* Begin *
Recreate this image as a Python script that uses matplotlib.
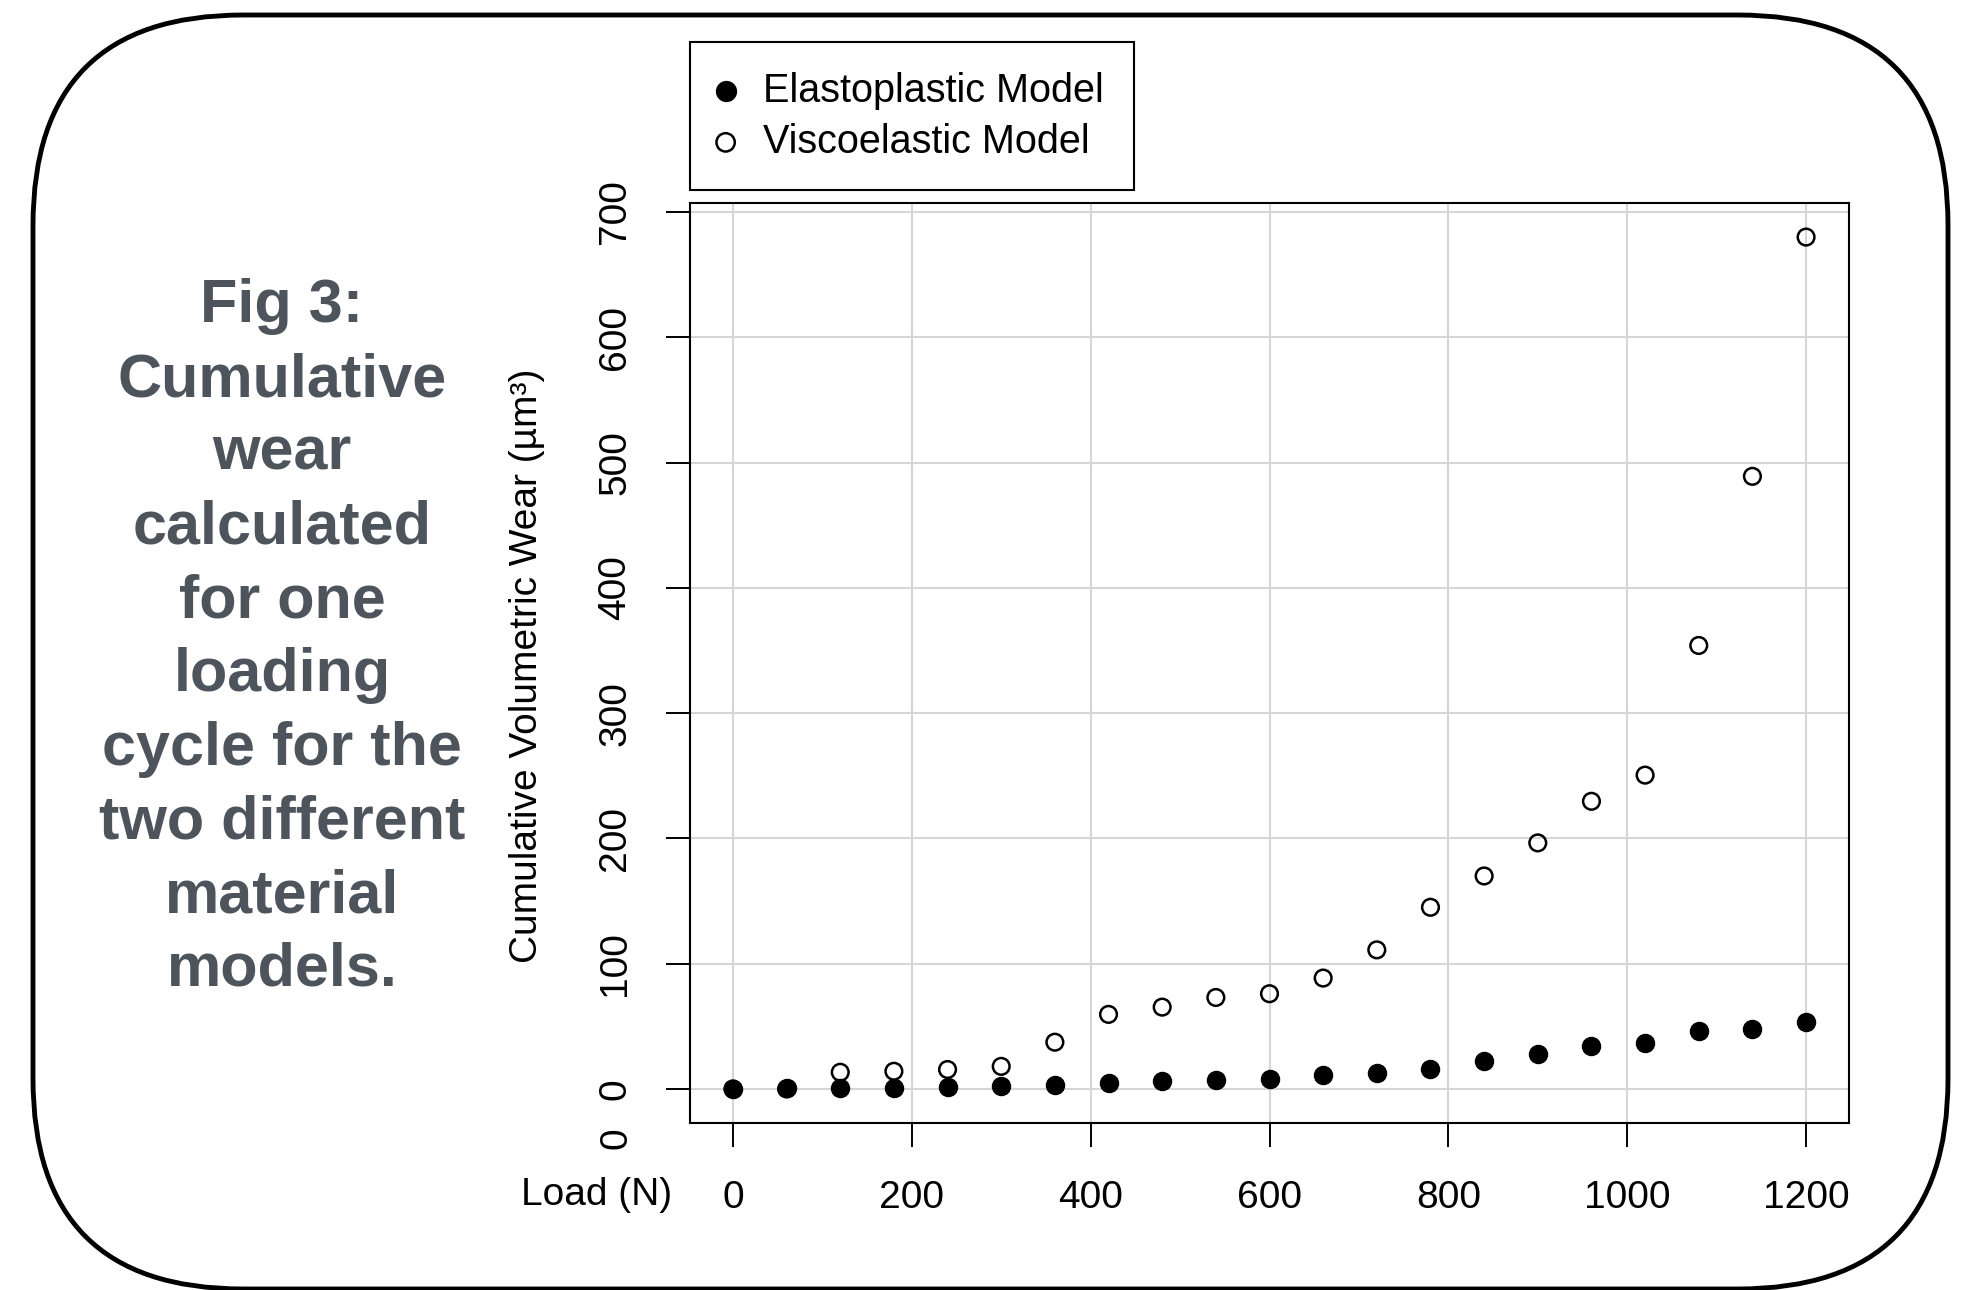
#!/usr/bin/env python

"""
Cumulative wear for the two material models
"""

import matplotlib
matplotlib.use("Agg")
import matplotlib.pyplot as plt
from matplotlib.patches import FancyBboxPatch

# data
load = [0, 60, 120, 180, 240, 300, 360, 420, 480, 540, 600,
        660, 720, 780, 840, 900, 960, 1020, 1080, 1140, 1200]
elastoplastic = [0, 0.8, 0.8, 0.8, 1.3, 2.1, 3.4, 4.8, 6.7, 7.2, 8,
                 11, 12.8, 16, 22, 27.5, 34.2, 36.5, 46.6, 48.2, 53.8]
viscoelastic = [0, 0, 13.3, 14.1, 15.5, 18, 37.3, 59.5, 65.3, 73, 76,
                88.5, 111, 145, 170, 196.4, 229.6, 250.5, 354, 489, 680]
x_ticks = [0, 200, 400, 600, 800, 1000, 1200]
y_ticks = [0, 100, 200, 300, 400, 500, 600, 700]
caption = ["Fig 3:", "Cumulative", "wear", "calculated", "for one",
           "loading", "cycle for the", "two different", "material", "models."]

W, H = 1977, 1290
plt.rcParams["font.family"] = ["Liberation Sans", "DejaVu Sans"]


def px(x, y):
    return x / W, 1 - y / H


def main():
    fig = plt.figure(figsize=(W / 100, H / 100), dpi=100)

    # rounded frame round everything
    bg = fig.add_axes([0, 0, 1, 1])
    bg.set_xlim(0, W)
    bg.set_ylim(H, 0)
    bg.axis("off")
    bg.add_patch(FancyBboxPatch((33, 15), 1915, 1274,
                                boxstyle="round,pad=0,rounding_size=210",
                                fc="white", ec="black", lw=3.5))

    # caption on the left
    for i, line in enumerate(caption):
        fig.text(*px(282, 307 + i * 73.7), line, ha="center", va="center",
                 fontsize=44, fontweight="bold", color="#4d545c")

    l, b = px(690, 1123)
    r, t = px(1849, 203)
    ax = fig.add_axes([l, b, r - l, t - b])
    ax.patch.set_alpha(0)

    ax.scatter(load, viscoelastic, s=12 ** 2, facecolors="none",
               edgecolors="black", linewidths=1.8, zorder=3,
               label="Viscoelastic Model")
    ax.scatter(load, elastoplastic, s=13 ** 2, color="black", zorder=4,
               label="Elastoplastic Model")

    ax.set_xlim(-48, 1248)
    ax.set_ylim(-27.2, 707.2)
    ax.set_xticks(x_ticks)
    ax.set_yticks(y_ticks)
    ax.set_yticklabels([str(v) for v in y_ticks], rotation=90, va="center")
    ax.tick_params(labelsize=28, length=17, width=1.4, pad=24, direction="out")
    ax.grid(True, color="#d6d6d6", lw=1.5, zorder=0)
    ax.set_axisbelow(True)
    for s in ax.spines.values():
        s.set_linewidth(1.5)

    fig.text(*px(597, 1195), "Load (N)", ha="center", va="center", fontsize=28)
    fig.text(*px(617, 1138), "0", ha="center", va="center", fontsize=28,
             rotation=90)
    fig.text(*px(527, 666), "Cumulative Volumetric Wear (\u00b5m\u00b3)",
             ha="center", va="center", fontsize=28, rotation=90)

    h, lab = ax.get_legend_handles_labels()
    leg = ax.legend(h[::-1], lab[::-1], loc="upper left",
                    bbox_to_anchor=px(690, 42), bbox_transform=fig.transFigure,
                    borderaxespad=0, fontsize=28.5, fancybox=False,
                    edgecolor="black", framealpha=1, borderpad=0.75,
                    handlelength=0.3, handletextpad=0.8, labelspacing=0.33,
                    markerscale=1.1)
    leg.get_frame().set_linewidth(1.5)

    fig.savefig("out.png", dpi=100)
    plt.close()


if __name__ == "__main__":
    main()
* End *
* Begin *
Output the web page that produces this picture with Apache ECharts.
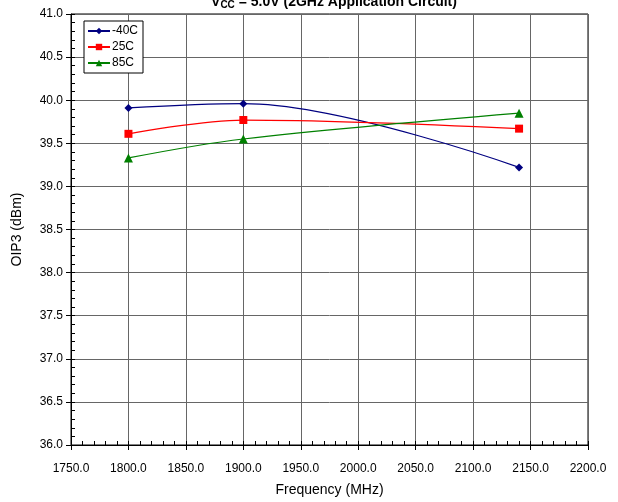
* End *
* Begin *
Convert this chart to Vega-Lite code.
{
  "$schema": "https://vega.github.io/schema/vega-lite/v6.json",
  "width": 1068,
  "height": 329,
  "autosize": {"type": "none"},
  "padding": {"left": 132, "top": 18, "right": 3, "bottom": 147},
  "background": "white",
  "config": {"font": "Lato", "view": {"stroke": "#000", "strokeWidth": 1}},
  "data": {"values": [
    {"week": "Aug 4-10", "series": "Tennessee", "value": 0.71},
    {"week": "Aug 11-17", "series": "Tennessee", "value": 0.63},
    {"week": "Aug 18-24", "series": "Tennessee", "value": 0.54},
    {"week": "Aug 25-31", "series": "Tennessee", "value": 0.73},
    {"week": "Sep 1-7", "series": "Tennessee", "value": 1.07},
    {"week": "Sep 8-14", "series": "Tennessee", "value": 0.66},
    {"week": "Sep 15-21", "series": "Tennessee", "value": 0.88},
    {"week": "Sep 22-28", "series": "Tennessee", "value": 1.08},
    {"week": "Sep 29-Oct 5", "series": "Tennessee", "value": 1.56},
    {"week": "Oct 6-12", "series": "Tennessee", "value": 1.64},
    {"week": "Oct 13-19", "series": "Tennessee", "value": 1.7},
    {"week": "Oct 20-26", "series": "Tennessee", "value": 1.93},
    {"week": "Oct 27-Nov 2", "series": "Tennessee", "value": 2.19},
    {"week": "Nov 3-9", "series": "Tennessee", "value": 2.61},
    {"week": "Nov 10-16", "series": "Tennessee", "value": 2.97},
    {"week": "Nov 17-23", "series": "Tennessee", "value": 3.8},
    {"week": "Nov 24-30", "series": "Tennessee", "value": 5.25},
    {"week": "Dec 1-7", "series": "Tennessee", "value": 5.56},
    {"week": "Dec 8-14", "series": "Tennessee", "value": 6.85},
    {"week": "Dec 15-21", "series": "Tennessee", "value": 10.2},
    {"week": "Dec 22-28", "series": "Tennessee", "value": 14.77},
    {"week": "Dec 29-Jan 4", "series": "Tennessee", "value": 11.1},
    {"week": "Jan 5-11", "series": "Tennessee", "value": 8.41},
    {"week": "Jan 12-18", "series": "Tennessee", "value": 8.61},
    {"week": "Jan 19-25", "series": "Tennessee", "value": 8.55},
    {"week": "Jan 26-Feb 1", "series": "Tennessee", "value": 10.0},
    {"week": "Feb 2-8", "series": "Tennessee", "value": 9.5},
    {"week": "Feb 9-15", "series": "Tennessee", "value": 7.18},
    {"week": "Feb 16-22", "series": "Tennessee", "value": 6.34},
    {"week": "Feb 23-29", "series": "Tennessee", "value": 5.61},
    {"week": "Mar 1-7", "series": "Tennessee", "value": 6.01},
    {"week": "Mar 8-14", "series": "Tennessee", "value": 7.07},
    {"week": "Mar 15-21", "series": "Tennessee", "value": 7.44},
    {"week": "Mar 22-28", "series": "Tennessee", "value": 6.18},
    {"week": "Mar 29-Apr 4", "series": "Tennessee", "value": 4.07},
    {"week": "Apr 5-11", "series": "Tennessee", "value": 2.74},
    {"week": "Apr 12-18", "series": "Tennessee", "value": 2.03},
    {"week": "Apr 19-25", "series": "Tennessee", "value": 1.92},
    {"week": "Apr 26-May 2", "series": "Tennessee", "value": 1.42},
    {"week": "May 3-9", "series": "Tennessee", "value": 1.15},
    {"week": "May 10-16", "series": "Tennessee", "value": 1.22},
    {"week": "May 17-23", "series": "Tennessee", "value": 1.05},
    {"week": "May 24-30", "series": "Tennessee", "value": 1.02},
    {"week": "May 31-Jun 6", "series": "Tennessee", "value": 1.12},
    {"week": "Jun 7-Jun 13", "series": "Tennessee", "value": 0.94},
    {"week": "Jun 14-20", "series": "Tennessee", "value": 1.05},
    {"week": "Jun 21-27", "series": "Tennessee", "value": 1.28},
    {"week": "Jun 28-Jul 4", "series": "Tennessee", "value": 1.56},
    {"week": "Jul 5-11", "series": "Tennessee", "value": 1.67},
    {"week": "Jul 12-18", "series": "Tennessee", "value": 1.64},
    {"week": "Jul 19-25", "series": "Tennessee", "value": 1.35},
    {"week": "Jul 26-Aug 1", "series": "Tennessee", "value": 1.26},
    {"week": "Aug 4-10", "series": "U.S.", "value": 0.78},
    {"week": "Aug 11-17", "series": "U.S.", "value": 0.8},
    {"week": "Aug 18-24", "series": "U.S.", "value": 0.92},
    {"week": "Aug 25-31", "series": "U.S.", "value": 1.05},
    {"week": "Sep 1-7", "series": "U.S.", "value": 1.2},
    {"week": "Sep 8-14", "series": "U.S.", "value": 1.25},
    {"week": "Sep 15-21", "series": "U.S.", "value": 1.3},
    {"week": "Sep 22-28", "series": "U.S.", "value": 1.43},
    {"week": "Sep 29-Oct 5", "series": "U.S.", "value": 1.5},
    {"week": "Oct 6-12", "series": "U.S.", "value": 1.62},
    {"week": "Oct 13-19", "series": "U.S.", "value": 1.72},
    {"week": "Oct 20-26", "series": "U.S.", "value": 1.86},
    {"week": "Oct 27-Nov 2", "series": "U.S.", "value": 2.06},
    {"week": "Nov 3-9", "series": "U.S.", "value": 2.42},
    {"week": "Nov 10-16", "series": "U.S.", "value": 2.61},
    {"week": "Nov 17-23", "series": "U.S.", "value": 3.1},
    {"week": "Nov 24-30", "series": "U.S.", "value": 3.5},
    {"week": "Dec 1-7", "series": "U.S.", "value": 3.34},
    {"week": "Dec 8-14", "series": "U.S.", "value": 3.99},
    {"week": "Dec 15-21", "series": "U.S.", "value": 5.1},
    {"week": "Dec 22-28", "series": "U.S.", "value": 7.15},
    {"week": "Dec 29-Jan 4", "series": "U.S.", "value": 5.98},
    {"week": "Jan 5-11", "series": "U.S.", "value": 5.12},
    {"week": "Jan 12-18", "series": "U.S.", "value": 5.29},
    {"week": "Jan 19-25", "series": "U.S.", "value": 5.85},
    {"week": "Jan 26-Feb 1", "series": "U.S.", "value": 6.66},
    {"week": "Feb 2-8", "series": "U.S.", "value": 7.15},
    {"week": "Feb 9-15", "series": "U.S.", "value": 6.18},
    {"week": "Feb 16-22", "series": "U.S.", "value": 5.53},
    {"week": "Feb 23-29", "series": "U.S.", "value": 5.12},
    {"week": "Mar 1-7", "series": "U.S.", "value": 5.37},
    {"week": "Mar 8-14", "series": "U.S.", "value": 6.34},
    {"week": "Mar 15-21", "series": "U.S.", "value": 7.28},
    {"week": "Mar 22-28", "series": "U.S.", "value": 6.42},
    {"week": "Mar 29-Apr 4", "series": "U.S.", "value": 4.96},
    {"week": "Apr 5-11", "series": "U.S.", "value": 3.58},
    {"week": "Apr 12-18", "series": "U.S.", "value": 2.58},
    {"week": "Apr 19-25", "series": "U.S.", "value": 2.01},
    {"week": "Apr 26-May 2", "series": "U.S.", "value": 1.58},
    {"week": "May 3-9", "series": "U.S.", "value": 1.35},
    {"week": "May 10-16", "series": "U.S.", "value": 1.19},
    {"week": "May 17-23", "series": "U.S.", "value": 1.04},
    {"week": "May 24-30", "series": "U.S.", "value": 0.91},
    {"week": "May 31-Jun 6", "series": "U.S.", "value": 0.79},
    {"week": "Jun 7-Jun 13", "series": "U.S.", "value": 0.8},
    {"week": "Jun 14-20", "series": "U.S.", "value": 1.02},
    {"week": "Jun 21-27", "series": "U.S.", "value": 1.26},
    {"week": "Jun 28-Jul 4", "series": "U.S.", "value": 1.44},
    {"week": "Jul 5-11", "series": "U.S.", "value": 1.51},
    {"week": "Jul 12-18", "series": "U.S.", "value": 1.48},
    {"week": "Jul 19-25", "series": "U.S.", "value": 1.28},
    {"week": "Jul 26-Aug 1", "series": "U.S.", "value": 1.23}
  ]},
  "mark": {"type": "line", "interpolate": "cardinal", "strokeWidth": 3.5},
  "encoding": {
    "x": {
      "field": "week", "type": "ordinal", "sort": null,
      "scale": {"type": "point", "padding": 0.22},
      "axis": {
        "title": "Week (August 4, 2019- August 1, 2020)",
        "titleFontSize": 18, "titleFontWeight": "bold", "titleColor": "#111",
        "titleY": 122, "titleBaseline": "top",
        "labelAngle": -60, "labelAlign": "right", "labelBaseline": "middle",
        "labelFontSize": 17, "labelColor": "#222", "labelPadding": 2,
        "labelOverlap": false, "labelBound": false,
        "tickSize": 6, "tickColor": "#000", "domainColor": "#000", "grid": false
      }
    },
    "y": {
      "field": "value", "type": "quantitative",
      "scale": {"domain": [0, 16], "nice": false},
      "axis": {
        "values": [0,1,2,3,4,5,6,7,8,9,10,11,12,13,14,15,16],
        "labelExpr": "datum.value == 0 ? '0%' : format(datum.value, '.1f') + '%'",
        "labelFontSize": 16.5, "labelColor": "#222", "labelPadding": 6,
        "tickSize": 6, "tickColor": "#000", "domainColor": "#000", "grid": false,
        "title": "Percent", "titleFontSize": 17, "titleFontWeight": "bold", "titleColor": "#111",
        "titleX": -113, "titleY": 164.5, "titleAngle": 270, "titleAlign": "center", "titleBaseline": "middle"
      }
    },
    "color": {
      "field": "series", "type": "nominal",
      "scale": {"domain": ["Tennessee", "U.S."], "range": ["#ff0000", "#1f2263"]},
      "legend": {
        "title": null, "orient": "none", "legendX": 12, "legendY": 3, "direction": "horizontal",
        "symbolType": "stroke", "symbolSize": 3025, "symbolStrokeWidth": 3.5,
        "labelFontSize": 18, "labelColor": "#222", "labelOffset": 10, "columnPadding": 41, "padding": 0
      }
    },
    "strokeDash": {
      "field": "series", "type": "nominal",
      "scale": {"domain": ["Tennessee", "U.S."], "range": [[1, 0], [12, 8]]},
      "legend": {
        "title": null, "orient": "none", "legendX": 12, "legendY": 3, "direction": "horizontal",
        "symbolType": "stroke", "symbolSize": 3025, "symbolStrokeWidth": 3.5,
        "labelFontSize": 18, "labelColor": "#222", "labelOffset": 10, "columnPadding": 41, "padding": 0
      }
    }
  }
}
* End *
Problem to solve | From the records given above, copy all lines containing "matplotlib".

Complete answer |
Recreate this image as a Python script that uses matplotlib.
import matplotlib
matplotlib.use("Agg")
import matplotlib.pyplot as plt
from matplotlib.patches import FancyBboxPatch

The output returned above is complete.